**EXERCISE MATERIALS**
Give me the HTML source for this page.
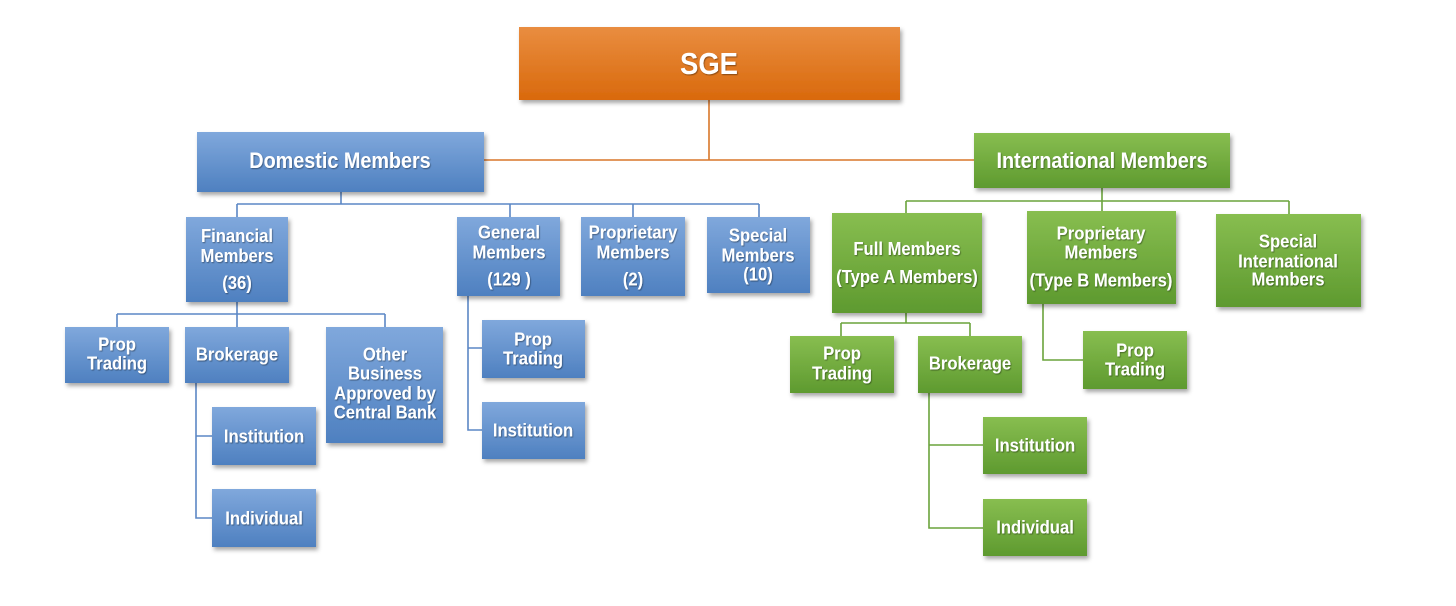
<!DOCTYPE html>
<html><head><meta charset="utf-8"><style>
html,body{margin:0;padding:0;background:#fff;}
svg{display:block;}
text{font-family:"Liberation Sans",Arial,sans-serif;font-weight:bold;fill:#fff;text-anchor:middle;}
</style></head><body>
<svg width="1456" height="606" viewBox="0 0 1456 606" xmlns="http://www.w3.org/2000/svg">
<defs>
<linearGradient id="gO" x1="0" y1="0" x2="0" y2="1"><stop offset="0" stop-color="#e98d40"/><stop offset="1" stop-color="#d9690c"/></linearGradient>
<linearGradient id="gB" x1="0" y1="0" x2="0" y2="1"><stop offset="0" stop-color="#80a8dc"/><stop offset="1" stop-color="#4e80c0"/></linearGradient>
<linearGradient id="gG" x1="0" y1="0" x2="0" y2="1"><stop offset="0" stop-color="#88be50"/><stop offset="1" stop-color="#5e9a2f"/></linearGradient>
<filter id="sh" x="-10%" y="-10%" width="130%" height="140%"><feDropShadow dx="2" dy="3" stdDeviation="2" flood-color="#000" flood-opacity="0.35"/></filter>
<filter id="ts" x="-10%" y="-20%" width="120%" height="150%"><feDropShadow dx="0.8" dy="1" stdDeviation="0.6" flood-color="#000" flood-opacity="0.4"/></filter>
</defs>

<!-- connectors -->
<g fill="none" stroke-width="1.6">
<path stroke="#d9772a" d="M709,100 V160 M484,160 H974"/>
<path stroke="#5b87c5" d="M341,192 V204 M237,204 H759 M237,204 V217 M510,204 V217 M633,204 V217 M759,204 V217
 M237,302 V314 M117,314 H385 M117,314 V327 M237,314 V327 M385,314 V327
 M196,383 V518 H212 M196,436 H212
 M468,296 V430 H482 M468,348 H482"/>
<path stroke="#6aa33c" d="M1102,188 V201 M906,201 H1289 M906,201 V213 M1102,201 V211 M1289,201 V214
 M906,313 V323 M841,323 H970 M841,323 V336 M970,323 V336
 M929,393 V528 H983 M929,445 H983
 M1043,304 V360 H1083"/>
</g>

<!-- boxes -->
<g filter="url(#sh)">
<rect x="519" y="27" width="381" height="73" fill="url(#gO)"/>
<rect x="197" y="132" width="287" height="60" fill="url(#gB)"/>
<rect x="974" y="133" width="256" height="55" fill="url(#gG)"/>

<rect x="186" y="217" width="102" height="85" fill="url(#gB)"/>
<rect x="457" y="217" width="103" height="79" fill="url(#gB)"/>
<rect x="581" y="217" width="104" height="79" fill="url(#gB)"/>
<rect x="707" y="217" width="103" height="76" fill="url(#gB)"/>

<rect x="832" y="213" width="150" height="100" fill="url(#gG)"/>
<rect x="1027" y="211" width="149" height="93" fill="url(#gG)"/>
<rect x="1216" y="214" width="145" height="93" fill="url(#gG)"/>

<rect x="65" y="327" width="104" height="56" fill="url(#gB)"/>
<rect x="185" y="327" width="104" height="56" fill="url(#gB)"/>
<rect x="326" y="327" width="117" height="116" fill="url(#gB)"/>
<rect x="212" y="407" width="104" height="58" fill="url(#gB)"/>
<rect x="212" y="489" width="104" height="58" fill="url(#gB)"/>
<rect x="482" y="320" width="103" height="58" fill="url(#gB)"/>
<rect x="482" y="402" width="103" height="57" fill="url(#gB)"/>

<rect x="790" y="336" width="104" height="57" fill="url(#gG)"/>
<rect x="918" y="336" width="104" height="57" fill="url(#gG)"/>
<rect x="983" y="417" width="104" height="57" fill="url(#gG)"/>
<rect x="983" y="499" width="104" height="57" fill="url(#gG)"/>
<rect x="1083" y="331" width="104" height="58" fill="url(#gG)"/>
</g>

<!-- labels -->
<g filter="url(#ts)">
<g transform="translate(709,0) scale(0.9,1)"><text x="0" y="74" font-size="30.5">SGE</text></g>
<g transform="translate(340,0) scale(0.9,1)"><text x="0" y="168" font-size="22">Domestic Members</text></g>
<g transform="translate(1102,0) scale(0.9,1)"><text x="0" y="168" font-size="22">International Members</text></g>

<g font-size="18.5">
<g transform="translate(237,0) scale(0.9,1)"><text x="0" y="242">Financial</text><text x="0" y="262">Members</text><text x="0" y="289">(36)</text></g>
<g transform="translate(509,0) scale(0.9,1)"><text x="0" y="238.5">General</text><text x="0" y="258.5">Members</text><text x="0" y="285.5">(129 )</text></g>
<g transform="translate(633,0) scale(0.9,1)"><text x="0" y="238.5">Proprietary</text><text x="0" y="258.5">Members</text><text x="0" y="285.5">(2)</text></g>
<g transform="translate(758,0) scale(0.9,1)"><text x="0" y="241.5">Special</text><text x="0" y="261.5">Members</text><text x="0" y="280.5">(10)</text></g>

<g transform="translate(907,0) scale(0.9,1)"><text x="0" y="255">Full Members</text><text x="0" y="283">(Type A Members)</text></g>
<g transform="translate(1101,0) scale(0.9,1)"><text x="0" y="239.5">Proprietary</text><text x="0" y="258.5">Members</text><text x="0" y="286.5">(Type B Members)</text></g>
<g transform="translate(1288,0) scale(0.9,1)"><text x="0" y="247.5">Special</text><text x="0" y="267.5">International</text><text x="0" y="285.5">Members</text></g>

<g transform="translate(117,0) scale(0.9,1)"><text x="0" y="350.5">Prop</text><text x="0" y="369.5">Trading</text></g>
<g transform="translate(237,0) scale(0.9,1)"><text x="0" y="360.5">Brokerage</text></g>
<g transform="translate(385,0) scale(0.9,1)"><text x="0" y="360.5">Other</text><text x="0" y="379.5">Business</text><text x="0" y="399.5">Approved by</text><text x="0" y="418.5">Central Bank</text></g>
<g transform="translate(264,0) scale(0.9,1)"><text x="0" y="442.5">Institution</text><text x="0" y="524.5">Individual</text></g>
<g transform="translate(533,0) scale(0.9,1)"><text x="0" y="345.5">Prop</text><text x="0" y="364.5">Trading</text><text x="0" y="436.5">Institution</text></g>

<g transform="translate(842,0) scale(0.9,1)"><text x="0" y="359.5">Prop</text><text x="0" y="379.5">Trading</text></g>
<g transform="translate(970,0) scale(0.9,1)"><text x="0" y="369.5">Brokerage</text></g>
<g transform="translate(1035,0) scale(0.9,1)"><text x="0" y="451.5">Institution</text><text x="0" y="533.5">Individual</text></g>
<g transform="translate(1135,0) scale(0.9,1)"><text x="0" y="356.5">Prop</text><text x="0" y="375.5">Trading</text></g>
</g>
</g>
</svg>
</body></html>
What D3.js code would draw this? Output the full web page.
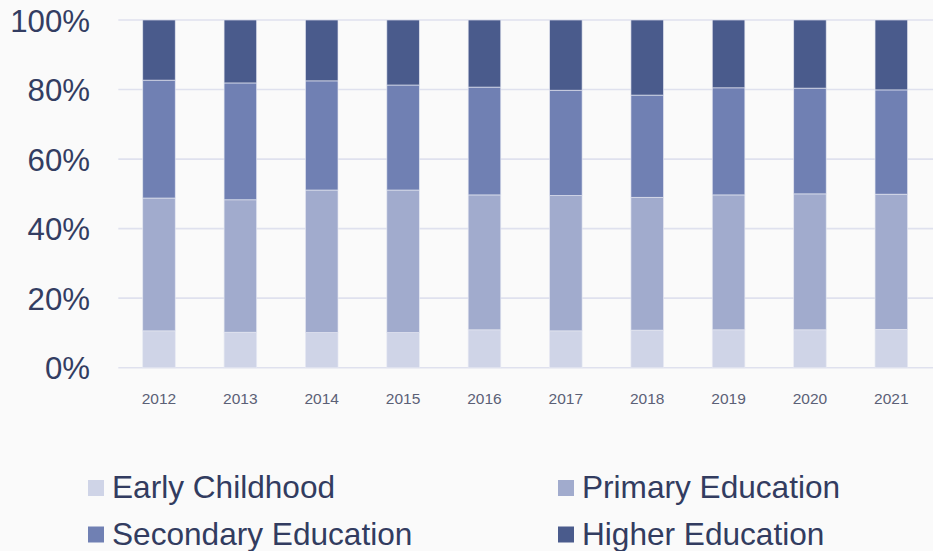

**YOUR INSTRUCTIONS**
Repeat every record precisely. Any picture among them stays out of the copy.

**TASK OUTPUT**
Give me the HTML source for this page.
<!DOCTYPE html>
<html><head><meta charset="utf-8"><style>
html,body{margin:0;padding:0;background:#fff;}
svg{display:block;}
text{font-family:"Liberation Sans",Arial,sans-serif;font-weight:bold;fill:#fff;text-anchor:middle;}
</style></head><body>
<svg width="1456" height="606" viewBox="0 0 1456 606" xmlns="http://www.w3.org/2000/svg">
<defs>
<linearGradient id="gO" x1="0" y1="0" x2="0" y2="1"><stop offset="0" stop-color="#e98d40"/><stop offset="1" stop-color="#d9690c"/></linearGradient>
<linearGradient id="gB" x1="0" y1="0" x2="0" y2="1"><stop offset="0" stop-color="#80a8dc"/><stop offset="1" stop-color="#4e80c0"/></linearGradient>
<linearGradient id="gG" x1="0" y1="0" x2="0" y2="1"><stop offset="0" stop-color="#88be50"/><stop offset="1" stop-color="#5e9a2f"/></linearGradient>
<filter id="sh" x="-10%" y="-10%" width="130%" height="140%"><feDropShadow dx="2" dy="3" stdDeviation="2" flood-color="#000" flood-opacity="0.35"/></filter>
<filter id="ts" x="-10%" y="-20%" width="120%" height="150%"><feDropShadow dx="0.8" dy="1" stdDeviation="0.6" flood-color="#000" flood-opacity="0.4"/></filter>
</defs>

<!-- connectors -->
<g fill="none" stroke-width="1.6">
<path stroke="#d9772a" d="M709,100 V160 M484,160 H974"/>
<path stroke="#5b87c5" d="M341,192 V204 M237,204 H759 M237,204 V217 M510,204 V217 M633,204 V217 M759,204 V217
 M237,302 V314 M117,314 H385 M117,314 V327 M237,314 V327 M385,314 V327
 M196,383 V518 H212 M196,436 H212
 M468,296 V430 H482 M468,348 H482"/>
<path stroke="#6aa33c" d="M1102,188 V201 M906,201 H1289 M906,201 V213 M1102,201 V211 M1289,201 V214
 M906,313 V323 M841,323 H970 M841,323 V336 M970,323 V336
 M929,393 V528 H983 M929,445 H983
 M1043,304 V360 H1083"/>
</g>

<!-- boxes -->
<g filter="url(#sh)">
<rect x="519" y="27" width="381" height="73" fill="url(#gO)"/>
<rect x="197" y="132" width="287" height="60" fill="url(#gB)"/>
<rect x="974" y="133" width="256" height="55" fill="url(#gG)"/>

<rect x="186" y="217" width="102" height="85" fill="url(#gB)"/>
<rect x="457" y="217" width="103" height="79" fill="url(#gB)"/>
<rect x="581" y="217" width="104" height="79" fill="url(#gB)"/>
<rect x="707" y="217" width="103" height="76" fill="url(#gB)"/>

<rect x="832" y="213" width="150" height="100" fill="url(#gG)"/>
<rect x="1027" y="211" width="149" height="93" fill="url(#gG)"/>
<rect x="1216" y="214" width="145" height="93" fill="url(#gG)"/>

<rect x="65" y="327" width="104" height="56" fill="url(#gB)"/>
<rect x="185" y="327" width="104" height="56" fill="url(#gB)"/>
<rect x="326" y="327" width="117" height="116" fill="url(#gB)"/>
<rect x="212" y="407" width="104" height="58" fill="url(#gB)"/>
<rect x="212" y="489" width="104" height="58" fill="url(#gB)"/>
<rect x="482" y="320" width="103" height="58" fill="url(#gB)"/>
<rect x="482" y="402" width="103" height="57" fill="url(#gB)"/>

<rect x="790" y="336" width="104" height="57" fill="url(#gG)"/>
<rect x="918" y="336" width="104" height="57" fill="url(#gG)"/>
<rect x="983" y="417" width="104" height="57" fill="url(#gG)"/>
<rect x="983" y="499" width="104" height="57" fill="url(#gG)"/>
<rect x="1083" y="331" width="104" height="58" fill="url(#gG)"/>
</g>

<!-- labels -->
<g filter="url(#ts)">
<g transform="translate(709,0) scale(0.9,1)"><text x="0" y="74" font-size="30.5">SGE</text></g>
<g transform="translate(340,0) scale(0.9,1)"><text x="0" y="168" font-size="22">Domestic Members</text></g>
<g transform="translate(1102,0) scale(0.9,1)"><text x="0" y="168" font-size="22">International Members</text></g>

<g font-size="18.5">
<g transform="translate(237,0) scale(0.9,1)"><text x="0" y="242">Financial</text><text x="0" y="262">Members</text><text x="0" y="289">(36)</text></g>
<g transform="translate(509,0) scale(0.9,1)"><text x="0" y="238.5">General</text><text x="0" y="258.5">Members</text><text x="0" y="285.5">(129 )</text></g>
<g transform="translate(633,0) scale(0.9,1)"><text x="0" y="238.5">Proprietary</text><text x="0" y="258.5">Members</text><text x="0" y="285.5">(2)</text></g>
<g transform="translate(758,0) scale(0.9,1)"><text x="0" y="241.5">Special</text><text x="0" y="261.5">Members</text><text x="0" y="280.5">(10)</text></g>

<g transform="translate(907,0) scale(0.9,1)"><text x="0" y="255">Full Members</text><text x="0" y="283">(Type A Members)</text></g>
<g transform="translate(1101,0) scale(0.9,1)"><text x="0" y="239.5">Proprietary</text><text x="0" y="258.5">Members</text><text x="0" y="286.5">(Type B Members)</text></g>
<g transform="translate(1288,0) scale(0.9,1)"><text x="0" y="247.5">Special</text><text x="0" y="267.5">International</text><text x="0" y="285.5">Members</text></g>

<g transform="translate(117,0) scale(0.9,1)"><text x="0" y="350.5">Prop</text><text x="0" y="369.5">Trading</text></g>
<g transform="translate(237,0) scale(0.9,1)"><text x="0" y="360.5">Brokerage</text></g>
<g transform="translate(385,0) scale(0.9,1)"><text x="0" y="360.5">Other</text><text x="0" y="379.5">Business</text><text x="0" y="399.5">Approved by</text><text x="0" y="418.5">Central Bank</text></g>
<g transform="translate(264,0) scale(0.9,1)"><text x="0" y="442.5">Institution</text><text x="0" y="524.5">Individual</text></g>
<g transform="translate(533,0) scale(0.9,1)"><text x="0" y="345.5">Prop</text><text x="0" y="364.5">Trading</text><text x="0" y="436.5">Institution</text></g>

<g transform="translate(842,0) scale(0.9,1)"><text x="0" y="359.5">Prop</text><text x="0" y="379.5">Trading</text></g>
<g transform="translate(970,0) scale(0.9,1)"><text x="0" y="369.5">Brokerage</text></g>
<g transform="translate(1035,0) scale(0.9,1)"><text x="0" y="451.5">Institution</text><text x="0" y="533.5">Individual</text></g>
<g transform="translate(1135,0) scale(0.9,1)"><text x="0" y="356.5">Prop</text><text x="0" y="375.5">Trading</text></g>
</g>
</g>
</svg>
</body></html>
What D3.js code would draw this? Output the full web page.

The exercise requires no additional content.